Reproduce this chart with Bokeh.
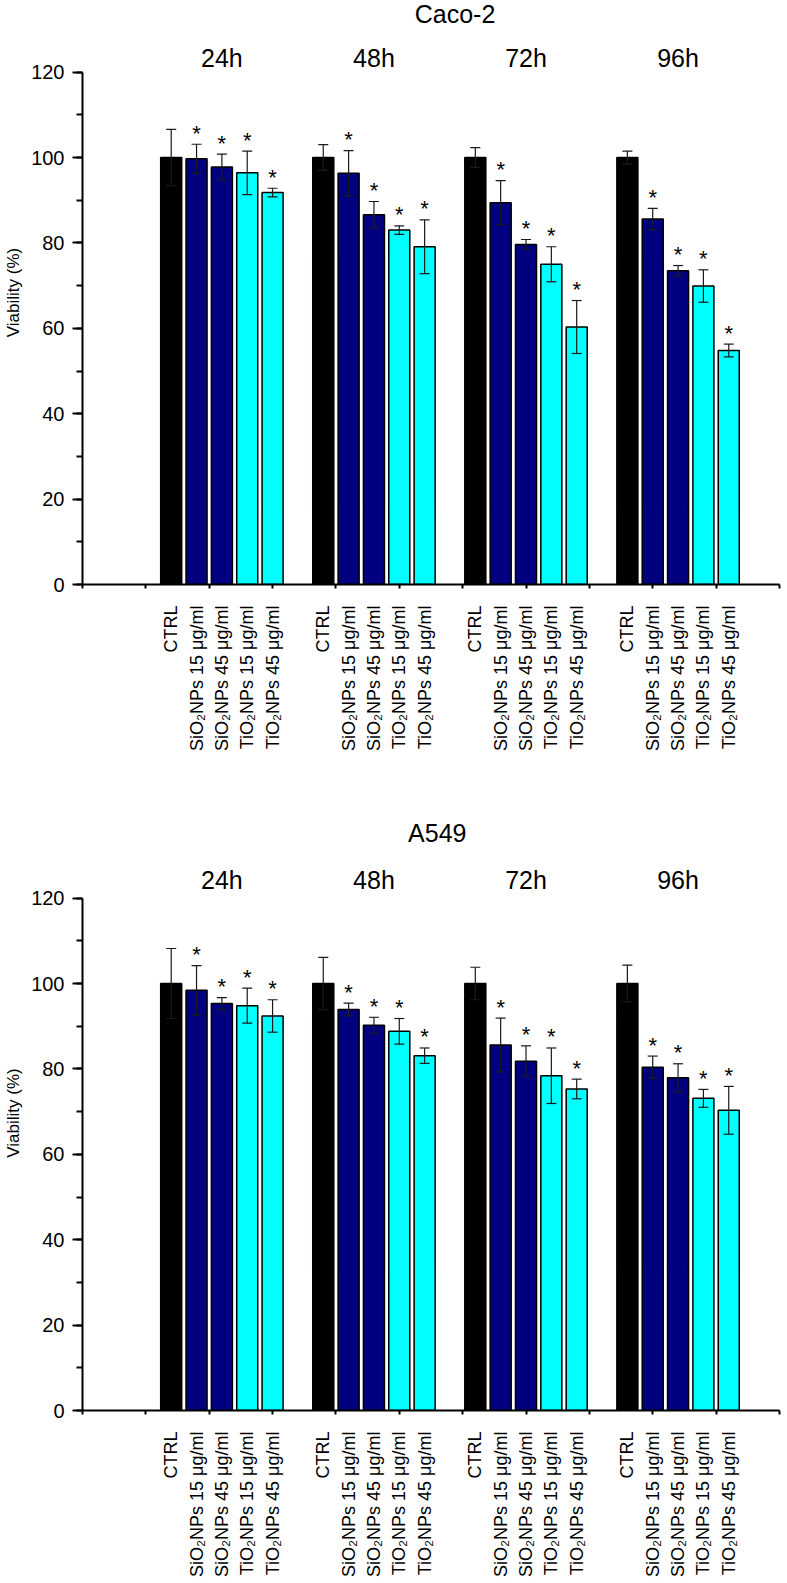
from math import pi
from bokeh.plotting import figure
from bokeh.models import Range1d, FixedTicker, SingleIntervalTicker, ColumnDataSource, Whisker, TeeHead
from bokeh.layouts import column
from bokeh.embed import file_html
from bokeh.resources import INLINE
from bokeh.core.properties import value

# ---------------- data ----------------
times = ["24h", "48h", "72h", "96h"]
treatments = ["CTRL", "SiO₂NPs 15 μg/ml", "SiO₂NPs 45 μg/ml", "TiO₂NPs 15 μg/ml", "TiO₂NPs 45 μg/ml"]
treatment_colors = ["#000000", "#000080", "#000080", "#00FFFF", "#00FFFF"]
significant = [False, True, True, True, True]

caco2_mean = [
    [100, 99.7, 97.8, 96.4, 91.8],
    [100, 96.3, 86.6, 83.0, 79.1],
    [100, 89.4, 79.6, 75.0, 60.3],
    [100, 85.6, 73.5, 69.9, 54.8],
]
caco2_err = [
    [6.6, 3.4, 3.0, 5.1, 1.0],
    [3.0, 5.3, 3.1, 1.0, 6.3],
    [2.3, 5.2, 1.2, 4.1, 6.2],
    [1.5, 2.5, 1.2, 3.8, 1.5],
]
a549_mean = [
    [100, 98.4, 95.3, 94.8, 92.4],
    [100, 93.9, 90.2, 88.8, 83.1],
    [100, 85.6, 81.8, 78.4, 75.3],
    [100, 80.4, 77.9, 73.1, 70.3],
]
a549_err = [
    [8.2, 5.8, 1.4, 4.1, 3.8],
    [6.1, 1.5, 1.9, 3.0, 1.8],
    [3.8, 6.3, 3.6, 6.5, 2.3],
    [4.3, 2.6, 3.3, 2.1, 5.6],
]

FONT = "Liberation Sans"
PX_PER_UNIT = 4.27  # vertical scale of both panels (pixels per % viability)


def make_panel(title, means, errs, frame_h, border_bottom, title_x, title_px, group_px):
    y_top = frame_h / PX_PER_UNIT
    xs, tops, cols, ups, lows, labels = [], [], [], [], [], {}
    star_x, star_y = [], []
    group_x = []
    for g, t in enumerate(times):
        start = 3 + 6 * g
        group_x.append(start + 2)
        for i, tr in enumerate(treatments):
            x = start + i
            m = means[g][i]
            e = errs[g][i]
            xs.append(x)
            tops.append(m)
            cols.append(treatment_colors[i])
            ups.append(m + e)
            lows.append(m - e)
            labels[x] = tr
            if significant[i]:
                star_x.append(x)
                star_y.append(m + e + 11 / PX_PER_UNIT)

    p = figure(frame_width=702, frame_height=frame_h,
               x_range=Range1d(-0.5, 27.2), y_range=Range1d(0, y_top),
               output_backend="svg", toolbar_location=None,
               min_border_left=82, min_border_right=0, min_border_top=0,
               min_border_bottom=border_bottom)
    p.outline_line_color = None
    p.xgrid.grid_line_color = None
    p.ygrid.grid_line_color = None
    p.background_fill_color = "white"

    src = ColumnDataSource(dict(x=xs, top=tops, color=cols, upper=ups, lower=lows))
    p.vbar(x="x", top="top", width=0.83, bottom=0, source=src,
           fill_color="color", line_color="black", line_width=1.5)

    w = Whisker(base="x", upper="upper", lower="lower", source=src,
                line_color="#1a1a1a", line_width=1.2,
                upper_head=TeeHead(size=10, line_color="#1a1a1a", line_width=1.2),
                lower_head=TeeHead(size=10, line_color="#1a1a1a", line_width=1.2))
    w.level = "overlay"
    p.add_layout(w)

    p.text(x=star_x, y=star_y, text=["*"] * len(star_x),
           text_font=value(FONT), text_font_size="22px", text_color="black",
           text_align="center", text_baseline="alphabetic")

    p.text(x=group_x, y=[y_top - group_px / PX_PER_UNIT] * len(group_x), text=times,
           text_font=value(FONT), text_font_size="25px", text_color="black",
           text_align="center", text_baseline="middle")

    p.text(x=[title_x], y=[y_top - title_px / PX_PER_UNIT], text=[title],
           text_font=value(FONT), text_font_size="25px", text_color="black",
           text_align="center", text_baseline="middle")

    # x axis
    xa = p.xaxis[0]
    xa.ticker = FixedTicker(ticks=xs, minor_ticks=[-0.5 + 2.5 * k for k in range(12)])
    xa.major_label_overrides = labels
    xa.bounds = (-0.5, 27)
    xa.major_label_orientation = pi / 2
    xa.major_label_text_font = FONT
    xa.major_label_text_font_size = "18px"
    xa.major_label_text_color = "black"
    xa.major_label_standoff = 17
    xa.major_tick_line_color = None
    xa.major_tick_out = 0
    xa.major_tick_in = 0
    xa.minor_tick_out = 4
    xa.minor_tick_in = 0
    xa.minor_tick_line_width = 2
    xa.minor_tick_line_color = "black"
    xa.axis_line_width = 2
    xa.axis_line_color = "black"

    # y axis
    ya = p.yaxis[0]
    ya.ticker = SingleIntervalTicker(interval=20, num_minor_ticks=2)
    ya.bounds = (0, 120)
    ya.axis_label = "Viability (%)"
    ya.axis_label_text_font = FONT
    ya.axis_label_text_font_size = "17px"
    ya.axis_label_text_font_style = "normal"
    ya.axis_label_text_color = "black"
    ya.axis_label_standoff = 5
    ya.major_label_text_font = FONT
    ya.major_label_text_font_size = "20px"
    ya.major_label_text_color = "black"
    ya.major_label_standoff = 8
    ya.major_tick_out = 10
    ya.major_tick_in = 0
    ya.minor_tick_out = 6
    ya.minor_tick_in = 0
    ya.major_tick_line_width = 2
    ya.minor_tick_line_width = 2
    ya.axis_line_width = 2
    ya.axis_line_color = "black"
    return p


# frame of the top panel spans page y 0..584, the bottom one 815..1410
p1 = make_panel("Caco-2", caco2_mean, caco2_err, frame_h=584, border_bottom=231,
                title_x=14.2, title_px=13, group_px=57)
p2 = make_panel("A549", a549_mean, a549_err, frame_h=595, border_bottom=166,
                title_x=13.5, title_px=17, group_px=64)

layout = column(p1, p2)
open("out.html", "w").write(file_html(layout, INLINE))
┄┄┄┄┄┄┄┄┄┄┄┄┄┄┄┄┄┄┄┄
_WHAT THE TASK REQUIRES:_
Please repeat exactly the data above from its first line to the line that contains "from bokeh.core.properties import value", inclusive, and leave every picture out.

_RESULT OF THIS TASK:_
Reproduce this chart with Bokeh.
from math import pi
from bokeh.plotting import figure
from bokeh.models import Range1d, FixedTicker, SingleIntervalTicker, ColumnDataSource, Whisker, TeeHead
from bokeh.layouts import column
from bokeh.embed import file_html
from bokeh.resources import INLINE
from bokeh.core.properties import value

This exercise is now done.